O plebiscito popular é um momento e uma estratégia privilegiados para lançar um grande debate no país todo. Em 2002, o Brasil foi o país mais informado de todas as Américas sobre a ALCA e os TLCs (tratados de livre comércio). Nas ruas, nos ônibus, nos trens, nas escolas e mercados se falava da ALCA. A reação do povo foi unânime. Desta vez, mais de 10 milhões de pessoas votaram para rejeitar a invasão dos EUA, para defender a soberania e dignidade do país. Todo o processo do plebiscito foi um magnífico canteiro de obra de construção da democracia, de expressão de amor ao país, da alegria e orgulho de sermos brasileiros/as sem dependermos de ninguém para definir o nosso futuro, de rejeição do culto ao dinheiro que é o principal valor que os EUA sabem exportar. A campanha no Brasil puxou a articulação duma mobilização em todas as regiões, chamada Campanha Continental contra a Alca.

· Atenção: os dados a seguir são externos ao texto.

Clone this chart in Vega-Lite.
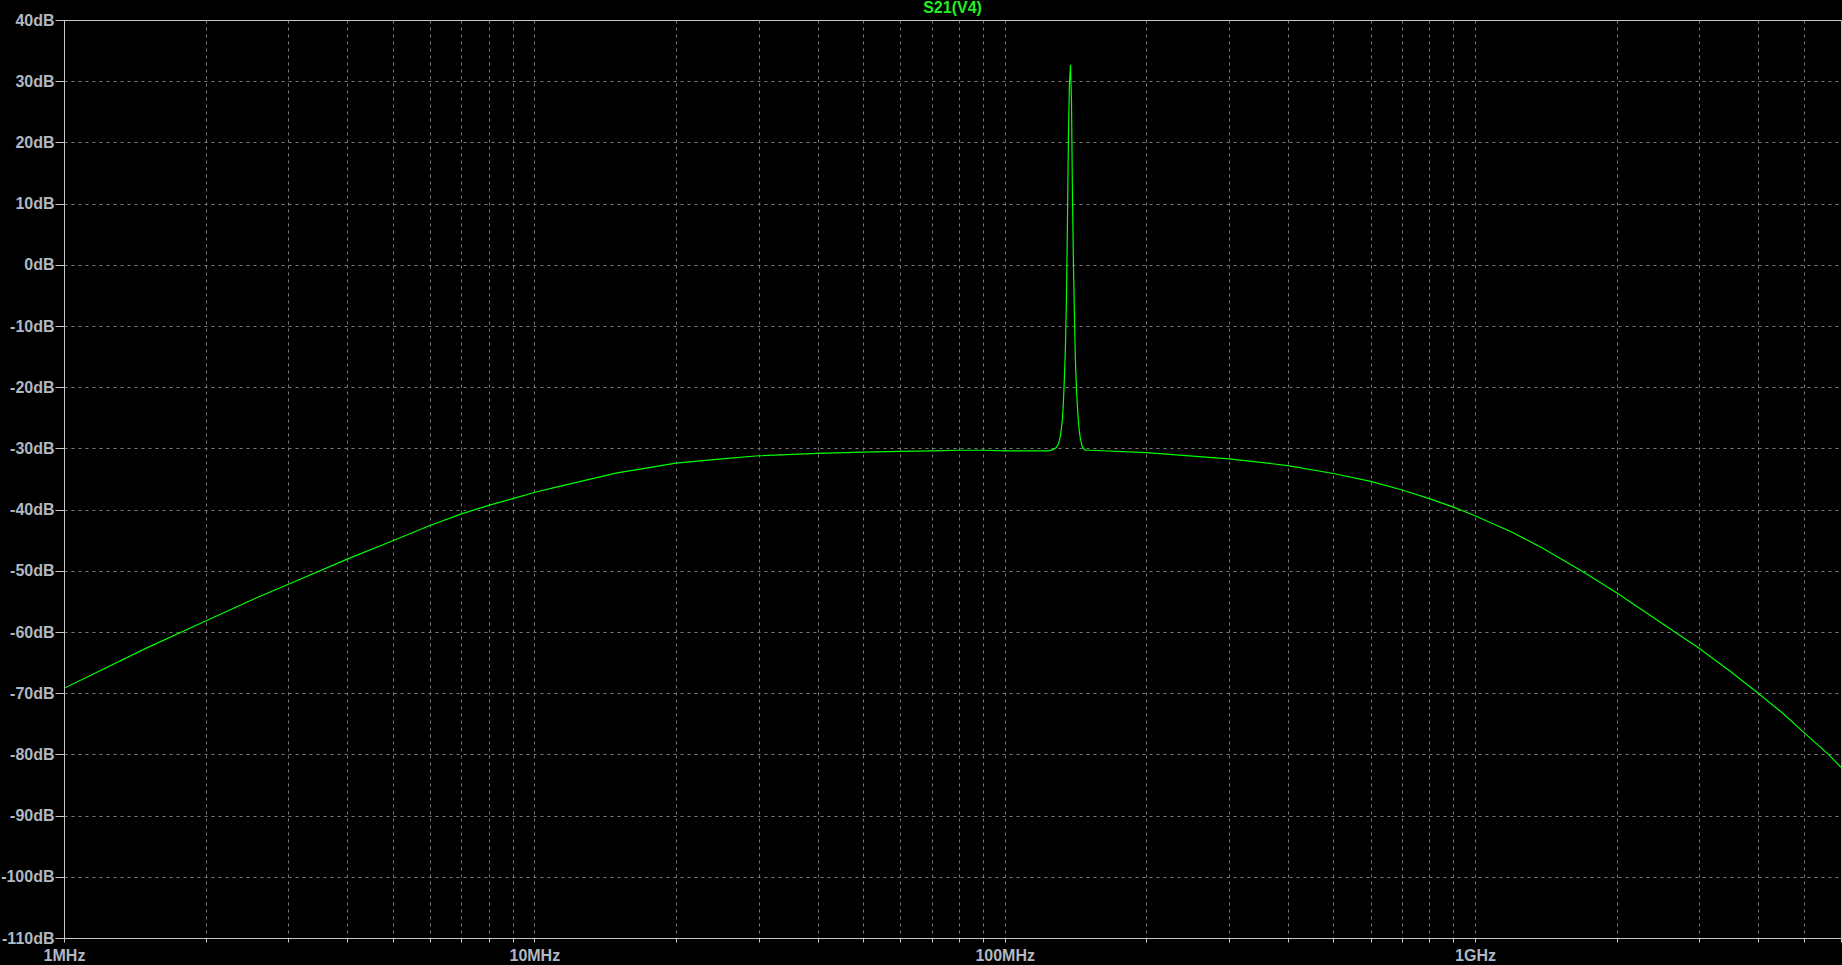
{
  "$schema": "https://vega.github.io/schema/vega-lite/v6.json",
  "width": 1777,
  "height": 918,
  "autosize": {"type": "none"},
  "padding": {"left": 64, "top": 20, "right": 1, "bottom": 27},
  "background": "#000000",
  "title": {
    "text": "S21(V4)",
    "color": "#22ee22",
    "font": "Liberation Sans",
    "fontSize": 16,
    "fontWeight": "bold",
    "anchor": "middle",
    "frame": "group",
    "offset": 0,
    "dy": 17,
    "baseline": "alphabetic"
  },
  "config": {
    "view": {"stroke": "#c8c8c8", "strokeWidth": 1, "fill": "#000000"},
    "axis": {
      "labelFont": "Liberation Sans",
      "labelFontWeight": "bold",
      "labelFontSize": 16,
      "labelColor": "#b0b8c2",
      "tickColor": "#c8c8c8",
      "domainColor": "#c8c8c8",
      "gridColor": "#7a7a7a",
      "gridDash": [3, 4],
      "gridWidth": 1,
      "title": null
    }
  },
  "data": {
    "values": [
      {"freq_MHz": 1, "dB": -69.2},
      {"freq_MHz": 1.5, "dB": -62.6},
      {"freq_MHz": 2, "dB": -58.2},
      {"freq_MHz": 2.5, "dB": -54.8},
      {"freq_MHz": 3, "dB": -52.2},
      {"freq_MHz": 4, "dB": -48.1},
      {"freq_MHz": 5, "dB": -45.1},
      {"freq_MHz": 6, "dB": -42.6},
      {"freq_MHz": 7, "dB": -40.7},
      {"freq_MHz": 8, "dB": -39.3},
      {"freq_MHz": 9, "dB": -38.2},
      {"freq_MHz": 10, "dB": -37.2},
      {"freq_MHz": 11.3, "dB": -36.2},
      {"freq_MHz": 15, "dB": -34.0},
      {"freq_MHz": 20, "dB": -32.4},
      {"freq_MHz": 25, "dB": -31.7},
      {"freq_MHz": 30, "dB": -31.2},
      {"freq_MHz": 40, "dB": -30.8},
      {"freq_MHz": 50, "dB": -30.6},
      {"freq_MHz": 60, "dB": -30.5},
      {"freq_MHz": 70, "dB": -30.4},
      {"freq_MHz": 80, "dB": -30.3},
      {"freq_MHz": 90, "dB": -30.3},
      {"freq_MHz": 100, "dB": -30.4},
      {"freq_MHz": 110, "dB": -30.4},
      {"freq_MHz": 120, "dB": -30.4},
      {"freq_MHz": 123.9, "dB": -30.4},
      {"freq_MHz": 126.7, "dB": -30.2},
      {"freq_MHz": 128.6, "dB": -29.9},
      {"freq_MHz": 130.1, "dB": -29.3},
      {"freq_MHz": 130.7, "dB": -28.7},
      {"freq_MHz": 131.4, "dB": -27.9},
      {"freq_MHz": 132.0, "dB": -26.7},
      {"freq_MHz": 132.7, "dB": -25.2},
      {"freq_MHz": 133.3, "dB": -22.6},
      {"freq_MHz": 134.0, "dB": -18.2},
      {"freq_MHz": 134.6, "dB": -13.8},
      {"freq_MHz": 135.3, "dB": -5.9},
      {"freq_MHz": 136.0, "dB": 7.2},
      {"freq_MHz": 136.6, "dB": 20.4},
      {"freq_MHz": 137.3, "dB": 29.5},
      {"freq_MHz": 138.0, "dB": 32.7},
      {"freq_MHz": 138.7, "dB": 26.6},
      {"freq_MHz": 139.3, "dB": 12.5},
      {"freq_MHz": 140.0, "dB": 0.5},
      {"freq_MHz": 140.7, "dB": -8.0},
      {"freq_MHz": 141.4, "dB": -15.7},
      {"freq_MHz": 142.1, "dB": -20.3},
      {"freq_MHz": 142.8, "dB": -23.2},
      {"freq_MHz": 143.5, "dB": -25.7},
      {"freq_MHz": 144.2, "dB": -27.3},
      {"freq_MHz": 144.9, "dB": -28.5},
      {"freq_MHz": 145.6, "dB": -29.1},
      {"freq_MHz": 146.3, "dB": -29.8},
      {"freq_MHz": 148.3, "dB": -30.3},
      {"freq_MHz": 152, "dB": -30.3},
      {"freq_MHz": 200, "dB": -30.7},
      {"freq_MHz": 300, "dB": -31.7},
      {"freq_MHz": 400, "dB": -32.8},
      {"freq_MHz": 500, "dB": -34.1},
      {"freq_MHz": 600, "dB": -35.4},
      {"freq_MHz": 700, "dB": -36.8},
      {"freq_MHz": 800, "dB": -38.2},
      {"freq_MHz": 900, "dB": -39.6},
      {"freq_MHz": 1000, "dB": -41.0},
      {"freq_MHz": 1200, "dB": -43.7},
      {"freq_MHz": 1400, "dB": -46.4},
      {"freq_MHz": 1700, "dB": -50.2},
      {"freq_MHz": 2000, "dB": -53.6},
      {"freq_MHz": 2500, "dB": -58.6},
      {"freq_MHz": 3000, "dB": -62.7},
      {"freq_MHz": 3500, "dB": -66.5},
      {"freq_MHz": 4000, "dB": -70.0},
      {"freq_MHz": 4500, "dB": -73.2},
      {"freq_MHz": 5000, "dB": -76.4},
      {"freq_MHz": 5643, "dB": -80.0},
      {"freq_MHz": 6000, "dB": -82.1}
    ]
  },
  "layer": [
    {
      "mark": {"type": "line", "opacity": 0, "clip": true},
      "encoding": {
        "x": {
          "field": "freq_MHz",
          "type": "quantitative",
          "scale": {"type": "log", "domain": [1, 6000], "nice": false},
          "axis": {
            "orient": "bottom",
            "values": [1, 2, 3, 4, 5, 6, 7, 8, 9, 10, 20, 30, 40, 50, 60, 70, 80, 90, 100, 200, 300, 400, 500, 600, 700, 800, 900, 1000, 2000, 3000, 4000, 5000, 6000],
            "grid": false,
            "ticks": true,
            "tickSize": 4,
            "labels": true,
            "labelOverlap": false,
            "labelFlush": false,
            "labelPadding": 5,
            "labelExpr": "datum.value == 1 ? '1MHz' : datum.value == 10 ? '10MHz' : datum.value == 100 ? '100MHz' : datum.value == 1000 ? '1GHz' : ''",
            "domain": true,
            "zindex": 1
          }
        },
        "y": {
          "field": "dB",
          "type": "quantitative",
          "scale": {"domain": [-110, 40], "nice": false, "zero": false},
          "axis": {
            "orient": "left",
            "values": [-110, -100, -90, -80, -70, -60, -50, -40, -30, -20, -10, 0, 10, 20, 30, 40],
            "grid": false,
            "ticks": true,
            "tickSize": 9,
            "labels": true,
            "labelPadding": 1,
            "labelOverlap": false,
            "labelFlush": false,
            "labelExpr": "datum.value + 'dB'",
            "domain": true,
            "zindex": 1
          }
        }
      }
    },
    {
      "mark": {"type": "line", "color": "#00ff00", "strokeWidth": 1.2, "clip": true},
      "encoding": {
        "x": {
          "field": "freq_MHz",
          "type": "quantitative",
          "scale": {"type": "log", "domain": [1, 6000], "nice": false},
          "axis": {
            "orient": "bottom",
            "values": [2, 3, 4, 5, 6, 7, 8, 9, 10, 20, 30, 40, 50, 60, 70, 80, 90, 100, 200, 300, 400, 500, 600, 700, 800, 900, 1000, 2000, 3000, 4000, 5000],
            "grid": true,
            "ticks": false,
            "labels": false,
            "domain": false,
            "zindex": 0
          }
        },
        "y": {
          "field": "dB",
          "type": "quantitative",
          "scale": {"domain": [-110, 40], "nice": false, "zero": false},
          "axis": {
            "orient": "left",
            "values": [-100, -90, -80, -70, -60, -50, -40, -30, -20, -10, 0, 10, 20, 30],
            "grid": true,
            "ticks": false,
            "labels": false,
            "domain": false,
            "zindex": 0
          }
        }
      }
    }
  ],
  "resolve": {"axis": {"x": "independent", "y": "independent"}}
}
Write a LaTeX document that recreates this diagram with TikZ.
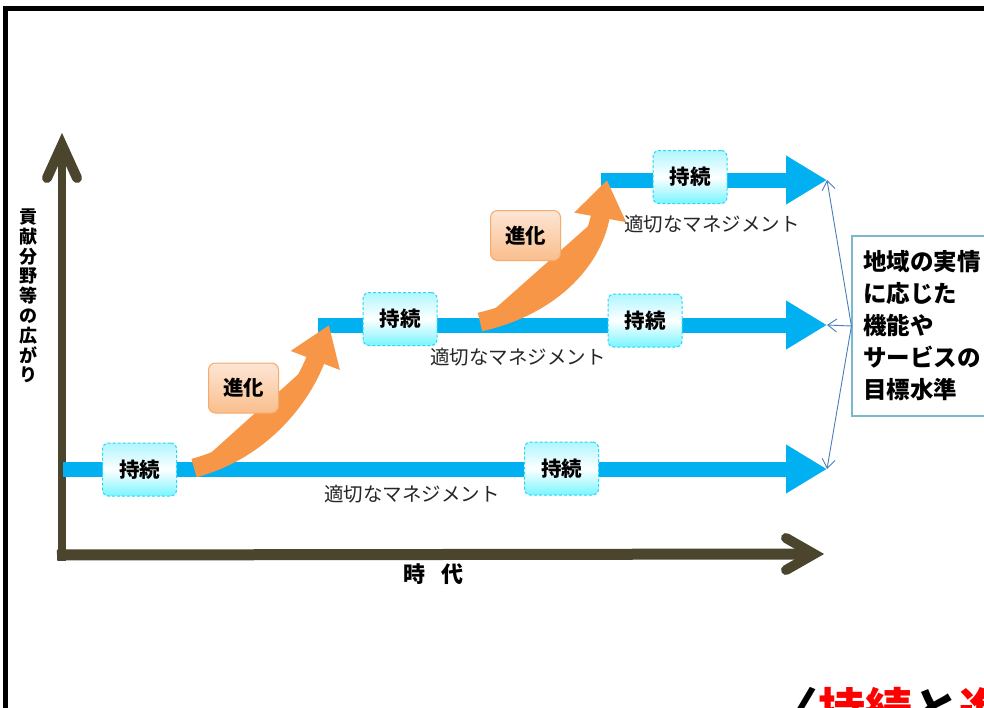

Desde o plebiscito sobre a ALCA, por meio de jornais, folhetos e cadernos, spots de rádio e vídeos, e outros subsídios, por meio de cursos para lideranças mantém a mobilização e a sua luta contra o livre comércio injusto, contra a dívida e contra a militarização.

Aos poucos se reforçou dentro da Campanha a articulação entre movimentos sociais e populares, redes, associações, igrejas, sindicatos e outros parceiros. A eleição do presidente Lula em outubro de 2002 mudou o cenário das alianças que construíam a campanha. Se por um lado, o governo se mostrou mais firme nas negociações comerciais internacionais, a tal ponto de bloquear a OMC e a ALCA, por outro continua a política do governo anterior dando a prioridade aos privilégios do capital sobre o atendimento das necessidades básicas da maioria da população. A frustração pela não realização duma auditoria pública da dívida, assim como a expectativa de muitos de ver enfim uma autêntica política de desenvolvimento social ficou frustrada. As reformas prometidas durante décadas (agrária, fiscal, urbana, de educação e saúde, etc.) não foram cumpridas. A perplexidade, frustração e desilusão levaram a certa desmobilização e desarticulação dos movimentos sociais.

Em maio de 2004 a CNBB lançou a 4ª Semana Social com o lema: “Mutirão por um novo Brasil”. Foram mais de 250 encontros para debater e aprofundar alguns temas como o Estado brasileiro no século 21, a auditoria da dívida, as forças sociais, o trabalho e a crise de sustentabilidade e civilização. Esses numerosos encontros, nos quais participaram as pastorais sociais, as CEBs, as paróquias e muitos movimentos sociais, deviam desembocar num “momento nacional”, no final de 2005, para juntar as contribuições sobre “o Brasil que queremos”. Simultaneamente, a Campanha Jubileu Sul na qual participam também, ativamente, setores mais progressistas das Igrejas, programou para o ano 2005 assembléias populares em todos os níveis que deviam desembocar no final do ano, numa Assembléia Nacional.

A crise política com a revelação dos casos de corrupção, a coincidência dos dois eventos nacionais programados para o final do ano 2005, a oportunidade de reagrupar as forças sociais algo dispersas, levou a juntar os dois eventos. A primeira Assembléia Popular Nacional aconteceu em Brasília, do 25 a 28 de outubro, com a presença de aproximadamente 8.000 participantes. Além das grandes momentos celebrativos, a Assembléia estudou e ampliou um primeiro documento de sistematização das contribuições vindas dos encontros e assembléias anteriores. A Assembléia chegou, pois, a elaboração de um texto: “O Brasil que queremos. Assembléia Popular Mutirão por um Novo Brasil”1. Este rico documento não tem caráter definitivo e quer ser apenas um instrumento de trabalho para promover e ajudar o debate junto ao povo sobre o Brasil que queremos, e favorecer a elaboração dum projeto popular de nação.

Na Assembléia Popular Nacional, na qual participaram grupos ou representantes de muitas entidades (movimentos sociais, campanhas, fóruns, comitês, associações, articulações, sindicatos, pastorais, comunidades, redes, etc.) se expressou com vigor a vontade do povo de participar da elaboração das grandes políticas que definem o seu futuro. Foi uma dinâmica de rearticulação das forças. Porém ainda faltam muitas organizações. A democracia representativa está em xeque. É profunda a crise de confiança nos eleitos e na sua vontade de defender os interesses do povo. A Assembléia Popular quer ser, e pode ser, uma prática de democracia participativa, que deve ser construída em todos os níveis da nação.